Sara Kim breaks down what you need to know

In many SAP systems, a single LOOP over a 500,000-row internal table still dominates runtime. Two targeted changes—switching to HASHED tables for key access and replacing INTO with ASSIGN—often deliver the largest gains without touching business logic.

The Real Story

Standard internal tables store rows sequentially. READ TABLE or LOOP with a key performs a linear or binary search unless you explicitly declare the table HASHED. Each iteration of LOOP … INTO wa also copies the entire row into the work area, adding measurable overhead once the row exceeds a few hundred bytes.

The SAP documentation on internal table access confirms that HASHED tables deliver constant-time key access and that field-symbol assignment avoids the copy step. In practice, these two facts matter more than most other micro-optimizations.

What This Means for You

Developers maintaining nightly batch jobs or real-time interfaces notice the difference immediately. A 40-second report drops to 12 seconds after converting the main lookup table to HASHED and rewriting the loop.

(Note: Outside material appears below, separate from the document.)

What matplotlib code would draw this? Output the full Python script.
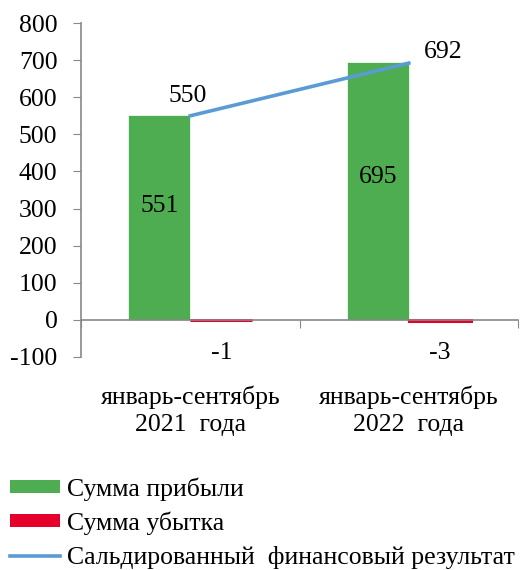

Code reviewers see fewer temporary variables and clearer intent when field symbols replace work areas.

The change does require stable key definitions. If your process occasionally needs sorted output or range scans, a HASHED table forces an extra SORT or a second table, so measure before refactoring.

Action Items

  • Identify tables accessed only by full key in hot paths; declare them as HASHED TABLE with a unique key that matches the access pattern.
  • Replace LOOP AT itab INTO wa with LOOP AT itab ASSIGNING FIELD-SYMBOL() when the row is only read or updated in place.
  • Keep a sorted secondary table only when you truly need sequential or range access; profile both versions.
  • Add a short runtime measurement (GET RUN TIME FIELD) around the changed block so future regressions surface quickly.
TYPES: BEGIN OF ty_order,
         order_id TYPE vbeln,
         amount   TYPE netwr,
       END OF ty_order.

DATA: ht_orders TYPE HASHED TABLE OF ty_order
                WITH UNIQUE KEY order_id.

FIELD-SYMBOLS: <order> TYPE ty_order.

LOOP AT ht_orders ASSIGNING <order>.
  <order>-amount = <order>-amount * lv_factor.
ENDLOOP.

Community Perspective

Teams that adopted these patterns report the biggest wins in data-migration and reconciliation programs. Several developers note that static code checks now flag large LOOP … INTO constructs, making the change part of the standard review checklist. A few projects initially over-used HASHED tables for small, frequently sorted datasets and saw minor regressions until they reintroduced SORTED tables for those cases.

Bottom Line

HASHED tables plus ASSIGN deliver reliable, measurable improvements when the access pattern is key-driven and the row count is large. They are not universal replacements. Profile first, keep the key definition stable, and you will remove the most common internal-table bottlenecks without introducing new complexity.